For instance, an Open Data Powerty model was designed using data on community concerns, infrastructures, representation, demographics, etc.
Encourage purposeful engagement
e.g. Organise hackathons and other ways of constructive engagement that has a meaning not for the city, but for the individual citizen too.
Agencies have many missions and goals, and opening data usually is not one of them. Thus, they will not dedicate a part of the budget to it, no matter how insistent you are on that. So, how do we bring agencies to open up data? And make it meaningful to them?
First thing is to address standards. Try and have agencies applying standards in their data management, so that they can be reused elsewhere, or that they can “talk” to other data sets. This will sooner or later create synergies and help agencies not to open data but to achieve their own goals, which is what they really care about.

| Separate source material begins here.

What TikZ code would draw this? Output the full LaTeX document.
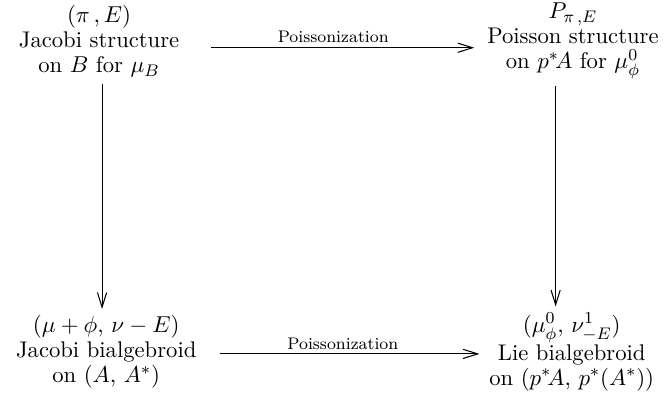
\documentclass[tikz,border=0pt]{standalone}
\usepackage{amsmath}
\usepackage{amssymb}
\usetikzlibrary{positioning, calc, arrows.meta}

\begin{document}
\begin{tikzpicture}[
    every node/.style={align=center, inner sep=3pt, font=\fontsize{10.8}{11.9}\selectfont},
    arr/.style={line width=0.5pt, -{Straight Barb[length=7pt,width=4.4pt]}},
    lbl/.style={above, inner sep=2pt, font=\fontsize{8}{9.6}\selectfont}]
  \useasboundingbox (0,0) rectangle (11.21,-6.62);
  % corners of the square
  \node (jacstr) at (1.66,-0.69) {$(\pi\,, E)$\\Jacobi structure\\on $B$ for $\mu_B$};
  \node (poisstr) at (9.60,-0.69) {$P_{\pi\,,E}$\\Poisson structure\\on $p^*\!A$ for $\mu^0_\phi$};
  \node (jacbi) at (1.78,-5.90) {$(\mu+\phi,\,\nu-E)$\\Jacobi bialgebroid\\on $(A,\,A^*)$};
  \node (liebi) at (9.58,-5.90) {$(\mu^0_\phi,\,\nu^1_{-E})$\\Lie bialgebroid\\on $(p^*\!A,\,p^*(A^*))$};
  % rows and columns of the arrows
  \coordinate (toprow) at (0,-0.80);
  \coordinate (botrow) at (0,-5.93);
  \coordinate (leftcol) at (1.71,0);
  \coordinate (rightcol) at (9.31,0);
  \draw[arr, shorten <=12pt, shorten >=3pt] (jacstr.east |- toprow) -- node[lbl] {Poissonization} (poisstr.west |- toprow);
  \draw[arr, shorten <=8pt, shorten >=1.5pt] (jacbi.east |- botrow) -- node[lbl] {Poissonization} (liebi.west |- botrow);
  \draw[arr] (jacstr.south -| leftcol) -- (jacbi.north -| leftcol);
  \draw[arr] (poisstr.south -| rightcol) -- (liebi.north -| rightcol);
\end{tikzpicture}
\end{document}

Treat publishing as the middle of opening data
When you get data from an agency, most of it does not make sense to you, out of the agency’s context. So you partner with them and try to understand their data so that you can bring them to light. For the agency, publishing data is the end; for you, publishing data is just the middle, as there is a lot of work to be done still.
Integrate Open Data into citywide processes
Case: The NYPD Was Systematically Ticketing Legally Parked Cars for Millions of Dollars a Year — Open Data Just Put an End to It. If citizens can have access to open data, they can help improve the city in many ways. So, it is not only about “data journalism” and publishing news, etc. but also about engaging in citizen processes.
You have to work to change the complexion of the community. You have to work to empower people to believe that they can make a change, that they can participate, that they can help to improve the city.
Learn, test, standardize — and learn again
Reflect about the whole process and improve it.